Peter Jones: Imagist Poetry, London England, Penguin,1972.


In the first decades of the C20th poetry, like art, underwent a massive change in form, structure, and just about everything else. Prefigured by Japanese Haiku poetry, Walt Whitman, Emily Dickenson, Gerard Manley Hopkins and the French vers libre Symbolists including Rimbaud and Mallarmé, a small group of American and English poets gravitated together and began to produce a radically new form of cut down and highly compressed and intuitive poetry. They came to be known as “The Imagists”, a name coined by Ezra Pound.
The American poets were Ezra Pound, Hilda Doolittle (H.D.), John Gould Fletcher and Amy Lowell, and the British poets were Richard Aldington, F.S. Flint and D. H. Lawrence. Five volumes were produced: Des Imagistes, edited by Ezra Pound, Some Imagist Poets 1914, 1915 and 1917 all edited by Amy Lowell and finally a much later Imagist Anthology of 1930 edited by Richard Aldington.
The editor of this collection, Peter Jones is an English and Classics teacher, publisher, poet and literary critic and has created a fascinating and accessible collection of poems and a careful and well documented introductory study of “the imagists” and associated poets including Edward Storer, T. E. Hulme, Skipwith Cannell, John Cournos, Ford Madox Ford, James Joyce, Marianne Moore and William Carlos Williams.
Imagism is a poetry of intuition rather than description and it was written in free verse with a radical rejection of traditional poetic devices, especially alliteration and metre as well as a revolt against Victorian moralism. It is the poetry of presentation, not representation and a kind of accurate mystery (Aldington). It owed a debt to Bergson’s philosophy of image and intuition and had a tinge of the metaphysical around the edges. At the same time it ran straight into the horrors of WW1 and a deeper sense of evil challenged the evanescent sense of mystery and awe in their later works. Although this group had dispersed by the 1920s they laid a foundation for a major new direction for much C20th poetry writing, well and truly preparing the way for the exceptional genius of T S Eliot who was also influenced by Pound and who came on to the organising committee of the Imagists towards the end of its life.

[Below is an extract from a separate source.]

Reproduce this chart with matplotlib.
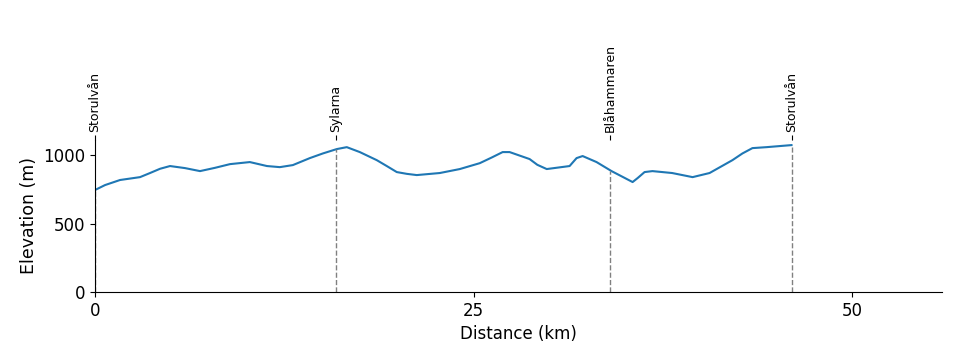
import matplotlib
matplotlib.use("Agg")
from matplotlib import pyplot as plt

# elevation profile
distance_km = [0, 0.66, 1.65, 2.97, 3.63, 4.29, 4.95, 5.94, 6.93, 7.92, 8.91, 10.22,
               11.35, 12.2, 13.06, 14.18, 15.04, 15.96, 16.62, 17.48, 18.6, 19.26,
               19.92, 20.58, 21.24, 22.76, 24.08, 25.4, 26.2, 26.91, 27.37, 28.69,
               29.2, 29.82, 31.33, 31.79, 32.19, 33.11, 34.1, 35.49, 35.82, 36.28,
               36.8, 38.1, 39.45, 40.57, 42.08, 42.74, 43.4, 44.33, 45.98]
elevation_m = [745, 781, 818, 839, 869, 900, 920, 905, 883, 907, 934, 949,
               920, 912, 927, 978, 1012, 1044, 1058, 1022, 963, 920,
               876, 863, 854, 869, 898, 941, 983, 1022, 1022, 971,
               929, 898, 920, 978, 993, 949, 883, 803, 832, 876,
               883, 869, 839, 869, 963, 1012, 1051, 1058, 1073]

# huts along the route
stop_names = ["Storulvån", "Sylarna", "Blåhammaren", "Storulvån"]
stop_km = [0, 15.9, 34.0, 46.0]
stop_elev = [745, 1044, 883, 1073]

x_max = 55.9
y_max = 1110

fig = plt.figure(figsize=(9.6, 3.6), dpi=100)
ax = fig.add_axes([0.099, 0.189, 0.882, 0.422])

ax.plot(distance_km, elevation_m, color="tab:blue", linewidth=1.5)
ax.vlines(stop_km, 0, stop_elev, colors="gray", linestyles="--", linewidth=1)

ax.set_xlim(0, x_max)
ax.set_ylim(0, y_max)
ax.set_xticks([0, 25, 50])
ax.set_yticks([0, 500, 1000])
ax.tick_params(labelsize=12)
ax.set_xlabel("Distance (km)", fontsize=12)
ax.set_ylabel("Elevation (m)", fontsize=12.5)
ax.spines["top"].set_visible(False)
ax.spines["right"].set_visible(False)

# stop names as ticks on a top axis
top = ax.twiny()
top.set_xlim(ax.get_xlim())
top.set_xticks(stop_km)
top.set_xticklabels(stop_names, rotation=90, fontsize=9)
top.tick_params(pad=2)
for s in top.spines.values():
    s.set_visible(False)

fig.savefig("out.png", dpi=100)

Peter Jones touch is light and easy to understand just as many of the poems are elusive, complex and difficult to understand. Jones includes both positive and critical responses of the day and a useful feature is his inclusion of poems already written and then rewritten by the same poet in the Imagist style (usually severely cut but achieving a pleasing and favourable result. Jones also includes the Prefaces to the 1914 -17 collections, biographical notes on each poet represented, a useful bibliography of the texts discussed in the introduction and a very useful guide to further reading regarding the development of Anglo-American poetry up to the 1960s. This is altogether a marvellous collection of diverse materials and a very helpful introduction to a group of less well known poets with the exception of Lawrence and Joyce. 4 stars.